Set task: Only the lines from the line containing "Output the Python" through the line containing "fig.savefig('out.png')" should be reproduced, please, with no pictures.
[Start of Supplied data]
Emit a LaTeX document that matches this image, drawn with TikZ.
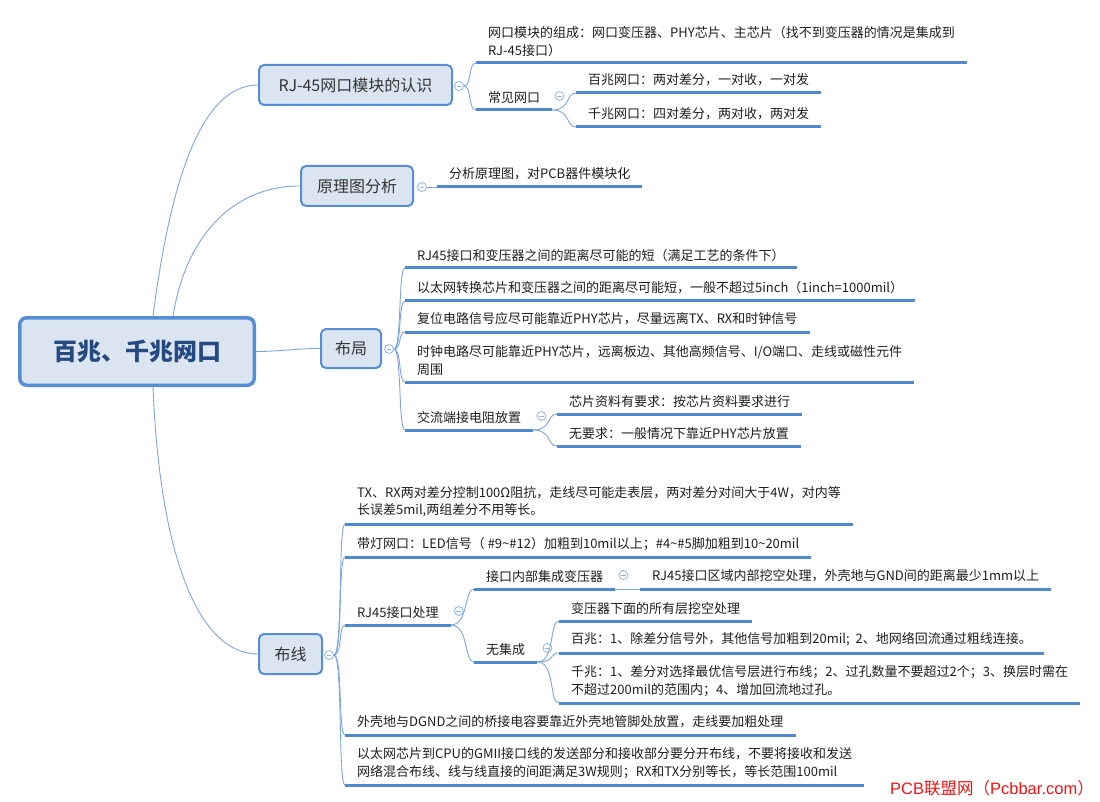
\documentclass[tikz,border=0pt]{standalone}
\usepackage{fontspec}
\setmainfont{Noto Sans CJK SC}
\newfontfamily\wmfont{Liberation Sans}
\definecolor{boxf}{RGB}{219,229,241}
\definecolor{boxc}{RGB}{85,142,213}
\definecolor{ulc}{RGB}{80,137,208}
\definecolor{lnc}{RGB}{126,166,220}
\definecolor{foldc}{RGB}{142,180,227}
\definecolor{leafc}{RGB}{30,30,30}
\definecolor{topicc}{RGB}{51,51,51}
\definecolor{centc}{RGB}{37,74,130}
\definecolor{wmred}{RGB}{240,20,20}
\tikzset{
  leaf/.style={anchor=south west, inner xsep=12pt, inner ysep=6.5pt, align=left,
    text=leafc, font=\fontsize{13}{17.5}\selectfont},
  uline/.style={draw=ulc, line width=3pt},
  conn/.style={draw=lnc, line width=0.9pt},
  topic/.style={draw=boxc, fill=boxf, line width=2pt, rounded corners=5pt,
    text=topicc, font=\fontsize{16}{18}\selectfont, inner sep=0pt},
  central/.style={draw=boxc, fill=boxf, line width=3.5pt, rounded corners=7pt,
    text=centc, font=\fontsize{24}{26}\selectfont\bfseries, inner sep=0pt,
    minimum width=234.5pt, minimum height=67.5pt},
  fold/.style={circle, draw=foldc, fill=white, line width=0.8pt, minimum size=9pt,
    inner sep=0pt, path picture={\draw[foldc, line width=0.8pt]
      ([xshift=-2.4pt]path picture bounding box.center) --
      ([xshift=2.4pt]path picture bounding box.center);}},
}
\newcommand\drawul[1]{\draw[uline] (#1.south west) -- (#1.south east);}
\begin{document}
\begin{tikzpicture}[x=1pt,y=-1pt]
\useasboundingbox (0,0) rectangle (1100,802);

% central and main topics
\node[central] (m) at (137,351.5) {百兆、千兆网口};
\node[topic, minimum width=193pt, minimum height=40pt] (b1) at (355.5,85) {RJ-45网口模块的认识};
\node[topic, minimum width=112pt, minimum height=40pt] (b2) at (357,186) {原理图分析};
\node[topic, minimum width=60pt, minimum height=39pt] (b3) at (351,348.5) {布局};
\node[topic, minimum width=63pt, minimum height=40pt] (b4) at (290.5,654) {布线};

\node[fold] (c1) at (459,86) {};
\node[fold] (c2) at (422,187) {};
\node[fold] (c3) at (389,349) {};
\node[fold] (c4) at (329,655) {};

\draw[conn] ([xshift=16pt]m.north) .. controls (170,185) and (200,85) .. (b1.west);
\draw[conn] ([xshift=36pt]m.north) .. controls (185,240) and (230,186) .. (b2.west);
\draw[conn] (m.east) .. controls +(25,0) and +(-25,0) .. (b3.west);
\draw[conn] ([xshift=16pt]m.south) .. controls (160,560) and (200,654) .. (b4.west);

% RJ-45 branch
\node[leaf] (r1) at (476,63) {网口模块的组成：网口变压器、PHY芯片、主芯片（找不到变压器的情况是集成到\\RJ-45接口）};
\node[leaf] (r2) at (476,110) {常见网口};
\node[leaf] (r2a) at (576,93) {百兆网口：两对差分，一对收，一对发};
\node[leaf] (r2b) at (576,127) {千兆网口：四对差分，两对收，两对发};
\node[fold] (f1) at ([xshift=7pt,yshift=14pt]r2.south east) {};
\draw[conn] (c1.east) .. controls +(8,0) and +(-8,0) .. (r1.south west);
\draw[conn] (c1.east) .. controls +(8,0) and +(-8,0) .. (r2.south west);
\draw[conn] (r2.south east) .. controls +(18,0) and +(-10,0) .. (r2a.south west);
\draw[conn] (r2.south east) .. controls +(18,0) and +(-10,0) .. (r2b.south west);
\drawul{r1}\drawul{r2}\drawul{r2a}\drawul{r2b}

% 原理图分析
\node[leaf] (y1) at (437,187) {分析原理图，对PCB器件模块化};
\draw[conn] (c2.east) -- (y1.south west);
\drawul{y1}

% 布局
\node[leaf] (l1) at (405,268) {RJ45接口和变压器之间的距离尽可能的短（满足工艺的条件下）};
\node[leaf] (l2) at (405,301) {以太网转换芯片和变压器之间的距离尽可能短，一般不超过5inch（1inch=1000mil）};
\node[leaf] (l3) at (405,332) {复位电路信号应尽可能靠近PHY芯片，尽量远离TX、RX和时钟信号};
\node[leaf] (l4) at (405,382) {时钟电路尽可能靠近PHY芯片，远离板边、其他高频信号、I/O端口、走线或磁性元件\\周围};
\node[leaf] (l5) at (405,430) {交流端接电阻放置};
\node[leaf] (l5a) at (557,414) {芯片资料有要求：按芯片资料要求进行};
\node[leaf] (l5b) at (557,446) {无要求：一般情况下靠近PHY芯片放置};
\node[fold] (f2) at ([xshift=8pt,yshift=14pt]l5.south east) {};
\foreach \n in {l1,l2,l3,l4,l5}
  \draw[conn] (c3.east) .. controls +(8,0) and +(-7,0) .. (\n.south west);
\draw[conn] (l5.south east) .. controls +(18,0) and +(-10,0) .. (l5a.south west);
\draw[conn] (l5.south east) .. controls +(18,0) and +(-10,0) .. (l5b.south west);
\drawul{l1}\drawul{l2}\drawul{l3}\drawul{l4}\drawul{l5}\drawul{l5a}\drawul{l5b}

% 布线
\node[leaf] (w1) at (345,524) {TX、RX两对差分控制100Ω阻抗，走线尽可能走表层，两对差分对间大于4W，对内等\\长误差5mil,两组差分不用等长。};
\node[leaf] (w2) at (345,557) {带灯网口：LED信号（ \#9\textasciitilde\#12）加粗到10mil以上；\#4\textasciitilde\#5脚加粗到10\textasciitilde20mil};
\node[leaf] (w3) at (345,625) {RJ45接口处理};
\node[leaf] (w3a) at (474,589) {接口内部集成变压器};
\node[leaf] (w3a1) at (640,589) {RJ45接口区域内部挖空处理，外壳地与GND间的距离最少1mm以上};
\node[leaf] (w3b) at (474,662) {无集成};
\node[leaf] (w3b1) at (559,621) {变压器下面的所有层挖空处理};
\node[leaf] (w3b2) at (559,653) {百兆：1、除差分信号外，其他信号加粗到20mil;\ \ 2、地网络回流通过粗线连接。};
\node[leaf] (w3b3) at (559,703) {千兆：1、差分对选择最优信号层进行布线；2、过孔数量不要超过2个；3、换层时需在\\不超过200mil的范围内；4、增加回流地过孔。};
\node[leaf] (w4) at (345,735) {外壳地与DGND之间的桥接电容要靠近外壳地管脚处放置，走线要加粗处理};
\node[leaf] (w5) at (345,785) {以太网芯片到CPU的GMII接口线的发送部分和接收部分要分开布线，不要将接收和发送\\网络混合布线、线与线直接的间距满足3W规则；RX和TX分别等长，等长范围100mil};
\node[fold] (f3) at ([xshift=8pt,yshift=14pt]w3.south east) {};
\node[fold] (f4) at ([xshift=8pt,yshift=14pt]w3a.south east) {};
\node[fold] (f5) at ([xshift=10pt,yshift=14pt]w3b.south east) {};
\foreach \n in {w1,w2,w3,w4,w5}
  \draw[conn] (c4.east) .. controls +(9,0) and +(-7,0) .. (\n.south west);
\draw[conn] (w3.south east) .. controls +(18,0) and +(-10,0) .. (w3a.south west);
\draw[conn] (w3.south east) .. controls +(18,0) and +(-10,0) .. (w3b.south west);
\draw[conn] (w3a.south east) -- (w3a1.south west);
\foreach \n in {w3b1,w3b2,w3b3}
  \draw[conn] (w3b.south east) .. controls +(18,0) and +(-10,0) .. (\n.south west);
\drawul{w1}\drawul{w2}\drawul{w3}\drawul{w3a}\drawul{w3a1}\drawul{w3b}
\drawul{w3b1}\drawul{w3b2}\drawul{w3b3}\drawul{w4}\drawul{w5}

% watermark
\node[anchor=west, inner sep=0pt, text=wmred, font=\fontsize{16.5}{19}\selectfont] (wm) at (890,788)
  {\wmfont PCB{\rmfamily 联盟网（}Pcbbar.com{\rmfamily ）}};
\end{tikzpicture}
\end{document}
[End of Supplied data]
[Start of Supplied data]
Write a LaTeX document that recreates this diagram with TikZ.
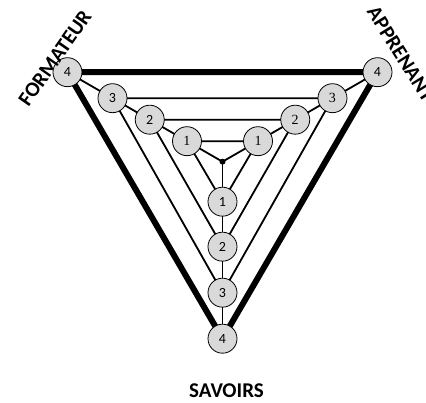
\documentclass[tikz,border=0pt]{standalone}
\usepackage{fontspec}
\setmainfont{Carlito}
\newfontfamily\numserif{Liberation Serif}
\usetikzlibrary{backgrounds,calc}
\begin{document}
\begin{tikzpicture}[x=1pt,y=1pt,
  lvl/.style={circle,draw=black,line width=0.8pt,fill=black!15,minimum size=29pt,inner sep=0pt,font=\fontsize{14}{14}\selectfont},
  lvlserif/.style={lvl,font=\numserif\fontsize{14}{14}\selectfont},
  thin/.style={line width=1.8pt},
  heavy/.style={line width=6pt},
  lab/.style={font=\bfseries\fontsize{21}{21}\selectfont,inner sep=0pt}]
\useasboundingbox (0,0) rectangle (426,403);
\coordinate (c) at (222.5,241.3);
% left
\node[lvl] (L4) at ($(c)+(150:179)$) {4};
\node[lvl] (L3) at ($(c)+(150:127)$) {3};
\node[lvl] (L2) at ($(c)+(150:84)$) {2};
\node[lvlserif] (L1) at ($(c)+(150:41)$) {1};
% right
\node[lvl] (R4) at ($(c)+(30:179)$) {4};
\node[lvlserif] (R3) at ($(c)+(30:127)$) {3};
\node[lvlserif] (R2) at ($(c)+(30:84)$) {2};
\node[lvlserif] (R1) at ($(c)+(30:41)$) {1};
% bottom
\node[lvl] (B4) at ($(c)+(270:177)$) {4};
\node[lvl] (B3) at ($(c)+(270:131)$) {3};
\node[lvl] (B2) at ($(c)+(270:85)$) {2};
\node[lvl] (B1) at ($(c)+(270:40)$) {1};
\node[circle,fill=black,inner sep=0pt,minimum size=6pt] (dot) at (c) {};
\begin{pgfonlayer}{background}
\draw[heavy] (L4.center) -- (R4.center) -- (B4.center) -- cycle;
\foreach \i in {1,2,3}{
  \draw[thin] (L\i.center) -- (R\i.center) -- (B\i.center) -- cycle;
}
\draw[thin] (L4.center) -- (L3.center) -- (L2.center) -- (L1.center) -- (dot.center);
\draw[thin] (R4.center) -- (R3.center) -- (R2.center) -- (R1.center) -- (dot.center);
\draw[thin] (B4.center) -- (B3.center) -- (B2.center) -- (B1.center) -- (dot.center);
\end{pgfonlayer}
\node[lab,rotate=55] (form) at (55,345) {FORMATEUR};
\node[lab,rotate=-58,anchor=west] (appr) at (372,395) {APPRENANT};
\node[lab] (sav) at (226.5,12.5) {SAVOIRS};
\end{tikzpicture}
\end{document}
[End of Supplied data]
[Start of Supplied data]
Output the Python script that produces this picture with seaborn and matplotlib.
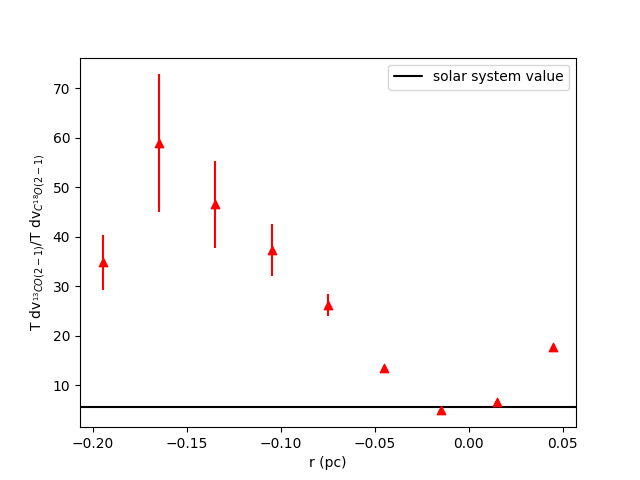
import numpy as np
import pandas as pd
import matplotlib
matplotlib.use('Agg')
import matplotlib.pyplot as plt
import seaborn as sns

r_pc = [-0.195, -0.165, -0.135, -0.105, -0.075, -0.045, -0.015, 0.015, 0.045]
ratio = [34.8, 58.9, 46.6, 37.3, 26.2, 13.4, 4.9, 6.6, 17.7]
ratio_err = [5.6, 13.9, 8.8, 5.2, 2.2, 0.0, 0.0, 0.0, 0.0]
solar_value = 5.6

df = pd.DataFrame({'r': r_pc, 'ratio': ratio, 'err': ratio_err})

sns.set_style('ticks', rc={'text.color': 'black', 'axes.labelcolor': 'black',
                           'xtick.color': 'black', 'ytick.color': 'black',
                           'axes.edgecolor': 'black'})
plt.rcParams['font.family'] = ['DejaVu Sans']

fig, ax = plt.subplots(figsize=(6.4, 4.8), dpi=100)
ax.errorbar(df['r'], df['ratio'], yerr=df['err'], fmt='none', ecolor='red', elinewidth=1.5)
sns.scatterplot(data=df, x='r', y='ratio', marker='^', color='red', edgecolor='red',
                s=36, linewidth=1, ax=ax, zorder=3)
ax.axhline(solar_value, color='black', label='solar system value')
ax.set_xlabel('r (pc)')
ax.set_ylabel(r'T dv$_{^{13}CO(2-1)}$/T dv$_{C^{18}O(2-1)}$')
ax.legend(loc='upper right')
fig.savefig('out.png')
[End of Supplied data]
Worked solution:
Output the Python script that produces this picture with seaborn and matplotlib.
import numpy as np
import pandas as pd
import matplotlib
matplotlib.use('Agg')
import matplotlib.pyplot as plt
import seaborn as sns

r_pc = [-0.195, -0.165, -0.135, -0.105, -0.075, -0.045, -0.015, 0.015, 0.045]
ratio = [34.8, 58.9, 46.6, 37.3, 26.2, 13.4, 4.9, 6.6, 17.7]
ratio_err = [5.6, 13.9, 8.8, 5.2, 2.2, 0.0, 0.0, 0.0, 0.0]
solar_value = 5.6

df = pd.DataFrame({'r': r_pc, 'ratio': ratio, 'err': ratio_err})

sns.set_style('ticks', rc={'text.color': 'black', 'axes.labelcolor': 'black',
                           'xtick.color': 'black', 'ytick.color': 'black',
                           'axes.edgecolor': 'black'})
plt.rcParams['font.family'] = ['DejaVu Sans']

fig, ax = plt.subplots(figsize=(6.4, 4.8), dpi=100)
ax.errorbar(df['r'], df['ratio'], yerr=df['err'], fmt='none', ecolor='red', elinewidth=1.5)
sns.scatterplot(data=df, x='r', y='ratio', marker='^', color='red', edgecolor='red',
                s=36, linewidth=1, ax=ax, zorder=3)
ax.axhline(solar_value, color='black', label='solar system value')
ax.set_xlabel('r (pc)')
ax.set_ylabel(r'T dv$_{^{13}CO(2-1)}$/T dv$_{C^{18}O(2-1)}$')
ax.legend(loc='upper right')
fig.savefig('out.png')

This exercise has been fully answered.